Begin

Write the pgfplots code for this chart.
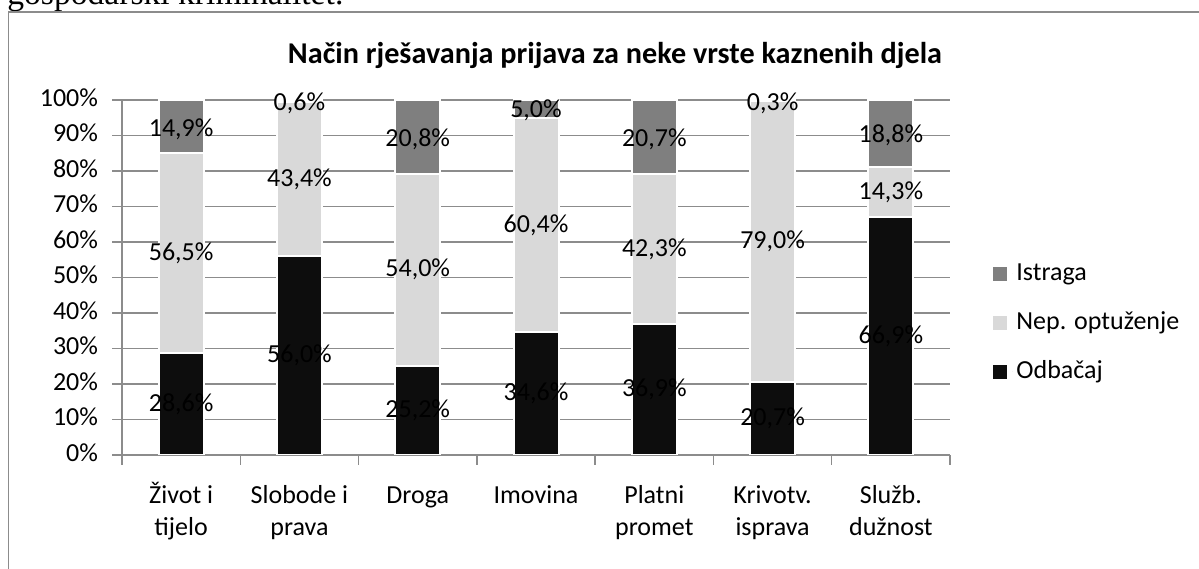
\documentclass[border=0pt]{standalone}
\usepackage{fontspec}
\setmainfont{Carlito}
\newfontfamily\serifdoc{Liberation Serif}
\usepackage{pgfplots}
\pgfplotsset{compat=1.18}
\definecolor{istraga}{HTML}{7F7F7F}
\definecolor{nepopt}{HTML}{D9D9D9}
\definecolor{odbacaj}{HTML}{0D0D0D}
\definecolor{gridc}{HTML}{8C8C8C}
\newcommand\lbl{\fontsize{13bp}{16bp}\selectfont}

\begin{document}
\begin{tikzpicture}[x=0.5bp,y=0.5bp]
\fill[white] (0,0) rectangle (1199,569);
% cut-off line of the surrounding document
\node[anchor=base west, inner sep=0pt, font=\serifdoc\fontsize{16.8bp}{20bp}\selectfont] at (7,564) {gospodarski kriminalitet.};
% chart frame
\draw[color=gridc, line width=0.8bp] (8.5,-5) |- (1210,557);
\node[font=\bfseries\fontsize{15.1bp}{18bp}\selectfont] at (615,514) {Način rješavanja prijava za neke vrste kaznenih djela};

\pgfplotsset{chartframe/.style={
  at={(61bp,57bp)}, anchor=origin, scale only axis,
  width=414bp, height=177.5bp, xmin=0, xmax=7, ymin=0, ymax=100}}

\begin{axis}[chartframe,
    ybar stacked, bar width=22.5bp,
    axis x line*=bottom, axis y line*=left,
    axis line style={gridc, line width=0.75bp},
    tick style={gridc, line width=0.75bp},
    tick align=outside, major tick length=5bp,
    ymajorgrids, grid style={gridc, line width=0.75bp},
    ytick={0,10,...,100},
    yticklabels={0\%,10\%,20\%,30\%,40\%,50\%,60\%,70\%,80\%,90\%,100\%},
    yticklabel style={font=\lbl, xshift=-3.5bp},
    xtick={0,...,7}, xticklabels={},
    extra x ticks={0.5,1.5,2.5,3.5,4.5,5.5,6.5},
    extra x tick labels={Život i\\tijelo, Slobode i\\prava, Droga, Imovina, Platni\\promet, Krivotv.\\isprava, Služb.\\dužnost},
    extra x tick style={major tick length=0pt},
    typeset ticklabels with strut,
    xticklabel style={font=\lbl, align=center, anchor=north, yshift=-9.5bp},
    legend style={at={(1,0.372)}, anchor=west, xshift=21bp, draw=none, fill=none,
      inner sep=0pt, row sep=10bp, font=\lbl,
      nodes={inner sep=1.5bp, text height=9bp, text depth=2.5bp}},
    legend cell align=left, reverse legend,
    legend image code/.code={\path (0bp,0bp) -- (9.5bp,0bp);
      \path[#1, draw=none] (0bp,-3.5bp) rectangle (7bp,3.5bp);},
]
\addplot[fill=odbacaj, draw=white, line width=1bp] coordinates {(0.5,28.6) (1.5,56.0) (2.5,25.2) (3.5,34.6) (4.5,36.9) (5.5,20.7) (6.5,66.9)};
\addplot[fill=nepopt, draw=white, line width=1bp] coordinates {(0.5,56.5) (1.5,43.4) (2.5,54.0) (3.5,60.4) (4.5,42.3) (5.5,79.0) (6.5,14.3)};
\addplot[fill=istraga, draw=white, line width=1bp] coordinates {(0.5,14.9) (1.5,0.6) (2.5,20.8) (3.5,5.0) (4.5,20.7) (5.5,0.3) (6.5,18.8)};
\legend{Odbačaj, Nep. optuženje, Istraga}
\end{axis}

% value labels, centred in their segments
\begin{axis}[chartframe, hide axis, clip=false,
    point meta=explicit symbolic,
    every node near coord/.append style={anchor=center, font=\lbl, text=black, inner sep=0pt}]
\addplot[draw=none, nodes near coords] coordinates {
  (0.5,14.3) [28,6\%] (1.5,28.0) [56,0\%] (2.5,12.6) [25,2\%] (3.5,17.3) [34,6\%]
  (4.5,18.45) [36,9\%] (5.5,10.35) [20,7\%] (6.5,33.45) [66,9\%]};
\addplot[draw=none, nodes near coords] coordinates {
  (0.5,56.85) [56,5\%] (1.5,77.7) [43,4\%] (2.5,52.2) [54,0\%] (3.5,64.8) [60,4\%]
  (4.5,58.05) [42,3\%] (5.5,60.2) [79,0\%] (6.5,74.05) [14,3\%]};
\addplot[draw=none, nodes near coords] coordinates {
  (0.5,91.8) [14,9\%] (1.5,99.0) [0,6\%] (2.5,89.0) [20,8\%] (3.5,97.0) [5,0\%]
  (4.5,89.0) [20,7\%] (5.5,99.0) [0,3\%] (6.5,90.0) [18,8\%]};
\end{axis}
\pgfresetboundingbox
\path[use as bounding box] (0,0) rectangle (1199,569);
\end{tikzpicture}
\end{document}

End

EXERCISE GOAL
Repeat the listing verbatim. Skip the pictures.

REPLY
Write the pgfplots code for this chart.
\documentclass[border=0pt]{standalone}
\usepackage{fontspec}
\setmainfont{Carlito}
\newfontfamily\serifdoc{Liberation Serif}
\usepackage{pgfplots}
\pgfplotsset{compat=1.18}
\definecolor{istraga}{HTML}{7F7F7F}
\definecolor{nepopt}{HTML}{D9D9D9}
\definecolor{odbacaj}{HTML}{0D0D0D}
\definecolor{gridc}{HTML}{8C8C8C}
\newcommand\lbl{\fontsize{13bp}{16bp}\selectfont}

\begin{document}
\begin{tikzpicture}[x=0.5bp,y=0.5bp]
\fill[white] (0,0) rectangle (1199,569);
% cut-off line of the surrounding document
\node[anchor=base west, inner sep=0pt, font=\serifdoc\fontsize{16.8bp}{20bp}\selectfont] at (7,564) {gospodarski kriminalitet.};
% chart frame
\draw[color=gridc, line width=0.8bp] (8.5,-5) |- (1210,557);
\node[font=\bfseries\fontsize{15.1bp}{18bp}\selectfont] at (615,514) {Način rješavanja prijava za neke vrste kaznenih djela};

\pgfplotsset{chartframe/.style={
  at={(61bp,57bp)}, anchor=origin, scale only axis,
  width=414bp, height=177.5bp, xmin=0, xmax=7, ymin=0, ymax=100}}

\begin{axis}[chartframe,
    ybar stacked, bar width=22.5bp,
    axis x line*=bottom, axis y line*=left,
    axis line style={gridc, line width=0.75bp},
    tick style={gridc, line width=0.75bp},
    tick align=outside, major tick length=5bp,
    ymajorgrids, grid style={gridc, line width=0.75bp},
    ytick={0,10,...,100},
    yticklabels={0\%,10\%,20\%,30\%,40\%,50\%,60\%,70\%,80\%,90\%,100\%},
    yticklabel style={font=\lbl, xshift=-3.5bp},
    xtick={0,...,7}, xticklabels={},
    extra x ticks={0.5,1.5,2.5,3.5,4.5,5.5,6.5},
    extra x tick labels={Život i\\tijelo, Slobode i\\prava, Droga, Imovina, Platni\\promet, Krivotv.\\isprava, Služb.\\dužnost},
    extra x tick style={major tick length=0pt},
    typeset ticklabels with strut,
    xticklabel style={font=\lbl, align=center, anchor=north, yshift=-9.5bp},
    legend style={at={(1,0.372)}, anchor=west, xshift=21bp, draw=none, fill=none,
      inner sep=0pt, row sep=10bp, font=\lbl,
      nodes={inner sep=1.5bp, text height=9bp, text depth=2.5bp}},
    legend cell align=left, reverse legend,
    legend image code/.code={\path (0bp,0bp) -- (9.5bp,0bp);
      \path[#1, draw=none] (0bp,-3.5bp) rectangle (7bp,3.5bp);},
]
\addplot[fill=odbacaj, draw=white, line width=1bp] coordinates {(0.5,28.6) (1.5,56.0) (2.5,25.2) (3.5,34.6) (4.5,36.9) (5.5,20.7) (6.5,66.9)};
\addplot[fill=nepopt, draw=white, line width=1bp] coordinates {(0.5,56.5) (1.5,43.4) (2.5,54.0) (3.5,60.4) (4.5,42.3) (5.5,79.0) (6.5,14.3)};
\addplot[fill=istraga, draw=white, line width=1bp] coordinates {(0.5,14.9) (1.5,0.6) (2.5,20.8) (3.5,5.0) (4.5,20.7) (5.5,0.3) (6.5,18.8)};
\legend{Odbačaj, Nep. optuženje, Istraga}
\end{axis}

% value labels, centred in their segments
\begin{axis}[chartframe, hide axis, clip=false,
    point meta=explicit symbolic,
    every node near coord/.append style={anchor=center, font=\lbl, text=black, inner sep=0pt}]
\addplot[draw=none, nodes near coords] coordinates {
  (0.5,14.3) [28,6\%] (1.5,28.0) [56,0\%] (2.5,12.6) [25,2\%] (3.5,17.3) [34,6\%]
  (4.5,18.45) [36,9\%] (5.5,10.35) [20,7\%] (6.5,33.45) [66,9\%]};
\addplot[draw=none, nodes near coords] coordinates {
  (0.5,56.85) [56,5\%] (1.5,77.7) [43,4\%] (2.5,52.2) [54,0\%] (3.5,64.8) [60,4\%]
  (4.5,58.05) [42,3\%] (5.5,60.2) [79,0\%] (6.5,74.05) [14,3\%]};
\addplot[draw=none, nodes near coords] coordinates {
  (0.5,91.8) [14,9\%] (1.5,99.0) [0,6\%] (2.5,89.0) [20,8\%] (3.5,97.0) [5,0\%]
  (4.5,89.0) [20,7\%] (5.5,99.0) [0,3\%] (6.5,90.0) [18,8\%]};
\end{axis}
\pgfresetboundingbox
\path[use as bounding box] (0,0) rectangle (1199,569);
\end{tikzpicture}
\end{document}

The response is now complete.